One of the worst pieces of economic news we can get every month is one that indicates a weak American employment environment. However, when that news comes from business outsourcing giant ADP (NASDAQ:ADP), the market often takes it with a grain of salt.
Last month, the Dow Jones Industrial Average (DJINDICES:^DJI) met ADP's monthly update with indifference, as it closed out the day barely changed from the previous day's close. This month, the same situation appears to be playing out, as ADP's estimate of 139,000 new jobs for February fell well below the 155,000 new jobs forecast by leading economists. ADP also undertook sweeping revisions to its earlier estimates, which cut January's figure from 175,000 new jobs created to a mere 127,000 new jobs, and also reduced December's estimate by 44,000 jobs, and November's estimate by 10,000 jobs. However, the aggregate result of these changes was positive over the long run, which may be why the Dow remains only 0.2% below yesterday's close in the early afternoon.
ADP's data begins in April of 2001. The sum total of its revisions had the effect of adding 551,000 jobs to the tally since that date, with much of those (343,000) added in the past three years. The discrepancy between ADP's pre- and post-revision tallies of all private-sector jobs is even wider, as 843,000 new jobs are now included in the calculation as compared to January's figure. Let's take a look at the way these revisions alter the employment picture painted by ADP's data:
As we've already explored, the past three years enjoyed a general trend of upwards revision, which added 343,000 jobs to the national total since February of 2011. However, the recent winter woes have revised ADP's numbers down for several straight months -- Moody's chief economist Mark Zandi, who collaborates with ADP on the monthly employment report, noted that "bad winter weather, especially in mid-month, weighed on payrolls. Job growth is expected to improve with warmer temperatures."
Since ADP's jobs report is often used as a rough proxy for the Bureau of Labor Statistics' monthly employment update, it's also worth examining whether these revisions actually brought the two reports closer together:
The strange thing is that it appears that the revised numbers are actually a little further away from the BLS data than ADP's earlier numbers. A quick summary of the difference bears this assessment out: ADP's revised numbers now add up to 315,000 fewer new jobs over the last three years than are recorded in the BLS data, while earlier ADP data was only off by a total of 27,000 additional jobs over three years. It's the difference between less than 1,000 new jobs a month, and nearly 9,000 fewer jobs a month since February of 2011.
However, the difference becomes slightly less notable (though it's still rather striking) when we stretch our assessment out over the entire time frame of ADP's data. From April of 2001 to the present, ADP's revised figures account for 850,000 more jobs added to American employment rolls than the BLS figures, which are more reasonable than the 1.4 million job difference between the earlier data and the BLS figures.

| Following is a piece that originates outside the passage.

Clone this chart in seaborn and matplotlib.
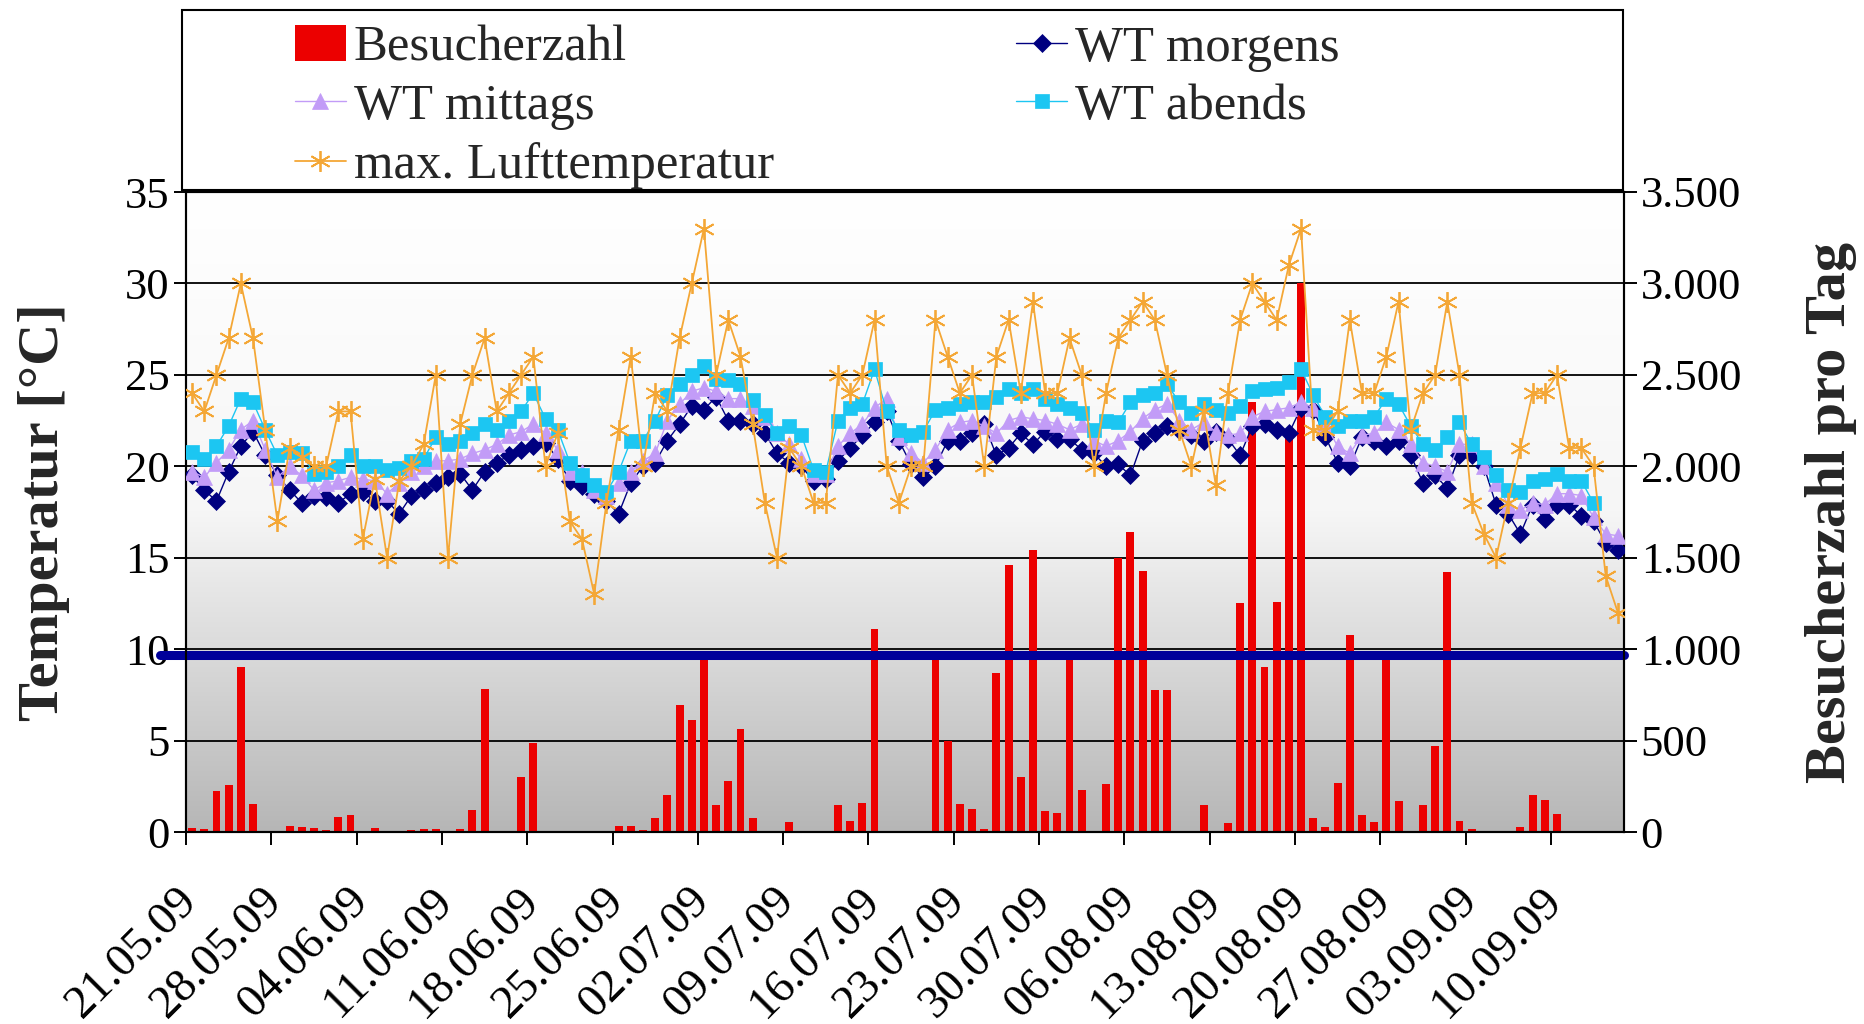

Here's a comparison of last month's three-year trend of employment growth and this month's revised figure:
The revisions are subtle, but important: before revising its data, ADP recorded a peak of 115.657 million private payroll jobs in December of 2007. The revision moves that peak up to 115.972 million jobs, reached in January of 2008. Today's total of 115.843 million jobs would have set a new peak before the revision, but as it stands now, America's economy still needs to add 129,000 new jobs to surpass its pre-crisis employment highs.

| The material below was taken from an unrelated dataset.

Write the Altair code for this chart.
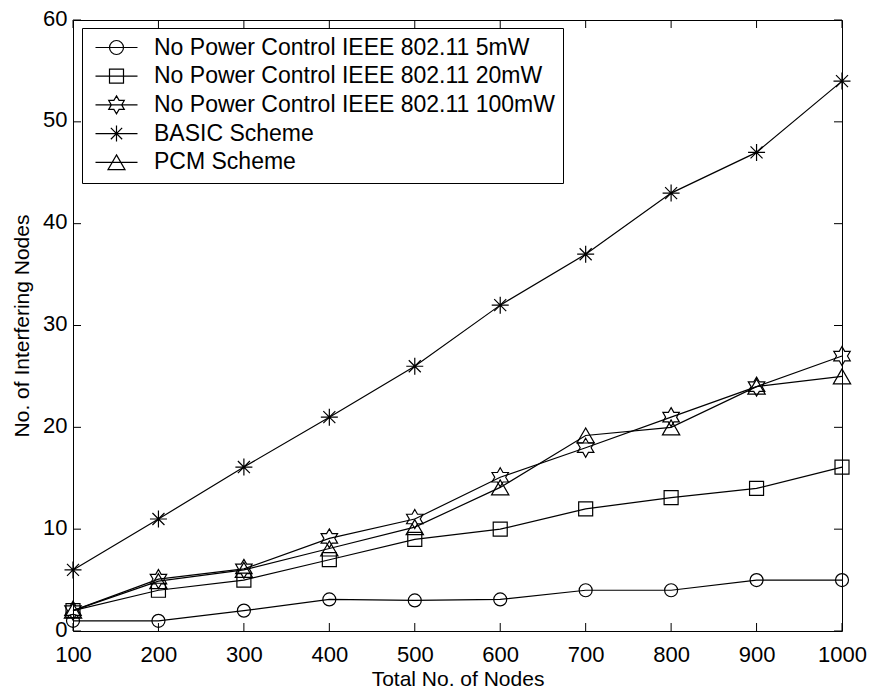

That should be attainable this month, as a rebound from poor weather should tack on more than enough new jobs -- barring a larger economic slowdown that most economists have thus far overlooked. Even a return to average would be more than enough, because the past six months have averaged 186,000 new jobs a month, and the last three months have tacked on an average of 153,000 new jobs each. The question analysts and investors should ask now is whether or not ADP is accurate enough as a proxy for official data to continue following closely, as the discrepancy between its results and the BLS' data appears to be widening, even after revisions are taken into account. We'll see if the gap narrows soon enough, as the BLS will release its own jobs data in two days' time.